* BEGIN *

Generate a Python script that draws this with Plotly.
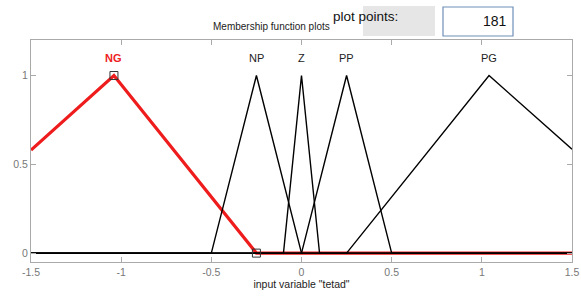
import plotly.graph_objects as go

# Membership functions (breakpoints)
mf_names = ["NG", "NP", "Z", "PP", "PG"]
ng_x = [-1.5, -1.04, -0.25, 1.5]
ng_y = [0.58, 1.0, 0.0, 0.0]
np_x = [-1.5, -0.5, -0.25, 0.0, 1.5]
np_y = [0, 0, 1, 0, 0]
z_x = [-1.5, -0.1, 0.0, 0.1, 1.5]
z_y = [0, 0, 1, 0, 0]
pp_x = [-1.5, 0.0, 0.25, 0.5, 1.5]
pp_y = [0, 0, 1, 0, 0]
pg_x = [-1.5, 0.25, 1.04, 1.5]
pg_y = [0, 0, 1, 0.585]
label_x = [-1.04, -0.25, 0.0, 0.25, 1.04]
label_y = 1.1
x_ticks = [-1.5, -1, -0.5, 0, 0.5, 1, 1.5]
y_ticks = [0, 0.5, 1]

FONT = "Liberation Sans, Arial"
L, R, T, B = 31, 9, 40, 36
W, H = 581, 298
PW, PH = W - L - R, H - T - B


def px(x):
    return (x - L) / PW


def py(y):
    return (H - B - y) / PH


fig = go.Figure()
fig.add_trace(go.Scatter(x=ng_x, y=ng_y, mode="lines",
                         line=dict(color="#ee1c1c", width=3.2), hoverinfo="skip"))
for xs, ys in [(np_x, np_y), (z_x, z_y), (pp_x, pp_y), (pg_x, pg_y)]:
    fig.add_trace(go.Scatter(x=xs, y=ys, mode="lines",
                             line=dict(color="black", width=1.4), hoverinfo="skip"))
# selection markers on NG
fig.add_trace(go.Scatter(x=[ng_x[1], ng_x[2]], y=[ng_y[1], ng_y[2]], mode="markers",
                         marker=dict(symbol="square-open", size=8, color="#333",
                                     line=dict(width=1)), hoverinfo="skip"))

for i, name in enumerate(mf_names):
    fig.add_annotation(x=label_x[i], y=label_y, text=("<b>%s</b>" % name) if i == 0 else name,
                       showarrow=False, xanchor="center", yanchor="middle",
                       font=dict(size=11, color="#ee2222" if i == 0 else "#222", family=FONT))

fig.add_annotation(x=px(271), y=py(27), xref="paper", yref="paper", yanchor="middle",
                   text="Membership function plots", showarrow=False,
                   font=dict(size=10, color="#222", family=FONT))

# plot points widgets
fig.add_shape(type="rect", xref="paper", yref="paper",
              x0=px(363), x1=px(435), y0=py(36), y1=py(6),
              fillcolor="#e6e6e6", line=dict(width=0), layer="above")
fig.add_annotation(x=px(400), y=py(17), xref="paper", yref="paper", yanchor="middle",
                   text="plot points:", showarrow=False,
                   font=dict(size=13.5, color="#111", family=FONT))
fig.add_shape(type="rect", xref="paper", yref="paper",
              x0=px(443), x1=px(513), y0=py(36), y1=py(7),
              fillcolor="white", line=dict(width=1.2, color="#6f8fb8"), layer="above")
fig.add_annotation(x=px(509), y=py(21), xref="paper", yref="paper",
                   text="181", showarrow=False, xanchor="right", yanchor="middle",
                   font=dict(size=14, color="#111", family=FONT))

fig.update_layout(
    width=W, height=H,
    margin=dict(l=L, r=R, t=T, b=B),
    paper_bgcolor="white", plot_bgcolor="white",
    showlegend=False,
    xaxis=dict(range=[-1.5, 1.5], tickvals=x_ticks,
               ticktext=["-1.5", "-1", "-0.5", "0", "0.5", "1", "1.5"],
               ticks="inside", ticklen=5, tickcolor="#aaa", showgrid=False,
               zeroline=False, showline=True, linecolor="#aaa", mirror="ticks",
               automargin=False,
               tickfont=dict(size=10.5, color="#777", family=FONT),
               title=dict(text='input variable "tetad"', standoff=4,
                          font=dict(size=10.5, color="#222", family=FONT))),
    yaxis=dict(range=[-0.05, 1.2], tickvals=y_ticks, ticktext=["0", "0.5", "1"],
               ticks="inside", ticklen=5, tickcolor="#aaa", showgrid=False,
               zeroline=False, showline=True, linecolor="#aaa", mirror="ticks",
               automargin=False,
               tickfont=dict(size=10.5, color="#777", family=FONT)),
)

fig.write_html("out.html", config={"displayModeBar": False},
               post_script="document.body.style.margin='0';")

* END *

> [REQUIREMENT]:
Leave out any pictures, please, and quote only the lines from the top of the data through the line that contains "import plotly.graph_objects as go".

> [ANSWER TO THIS EXERCISE]:
Generate a Python script that draws this with Plotly.
import plotly.graph_objects as go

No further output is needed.